Quantum Data Centres: Why Entanglement Changes Everything

Abstract

The Quantum Internet is key for distributed quantum computing, by interconnecting multiple quantum processors into a virtual quantum computation system. This allows to scale the number of qubits, by overcoming the inherent limitations of noisy-intermediate-scale quantum (NISQ) devices. Thus, the Quantum Internet is the foundation for large-scale, fault-tolerant quantum computation. Among the distributed architectures, Quantum Data Centres emerge as the most viable in the medium-term, since they integrate multiple quantum processors within a localized network infrastructure, by allowing modular design of quantum networking.

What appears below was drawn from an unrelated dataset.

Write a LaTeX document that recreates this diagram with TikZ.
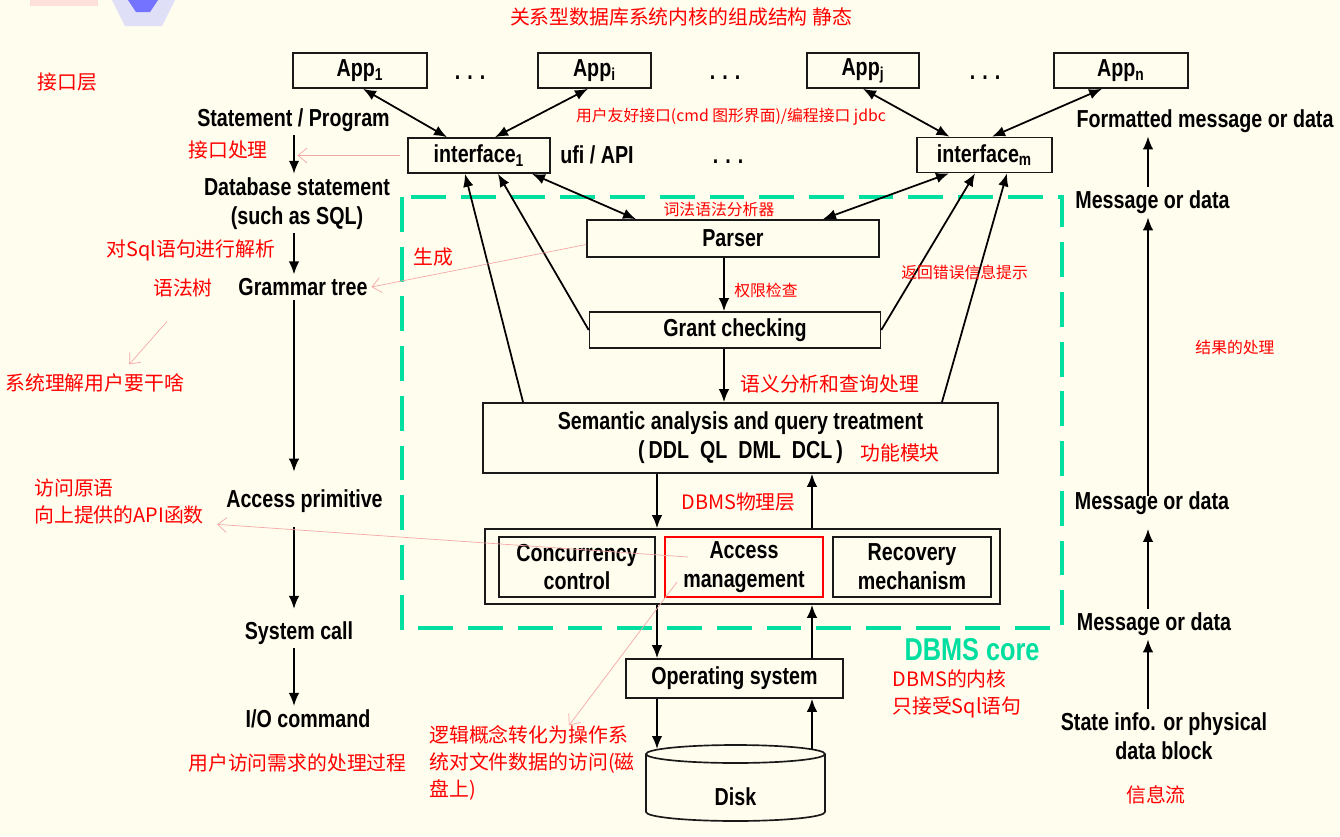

We analyze the physical and topological constraints of Quantum Data Centres, by emphasizing the role of entanglement orchestrators in dynamically reconfiguring network topologies through local operations. We examine the major hardware challenge of quantum transduction, essential for interfacing heterogeneous quantum systems. Furthermore, we explore how interconnecting multiple Quantum Data Centres could enable large-scale quantum networks. We discuss the topological constraints of such a scaling and identify open challenges, including entanglement routing and synchronization. The carried analysis positions Quantum Data Centres as both a practical implementation platform and strategic framework for the future Quantum Internet.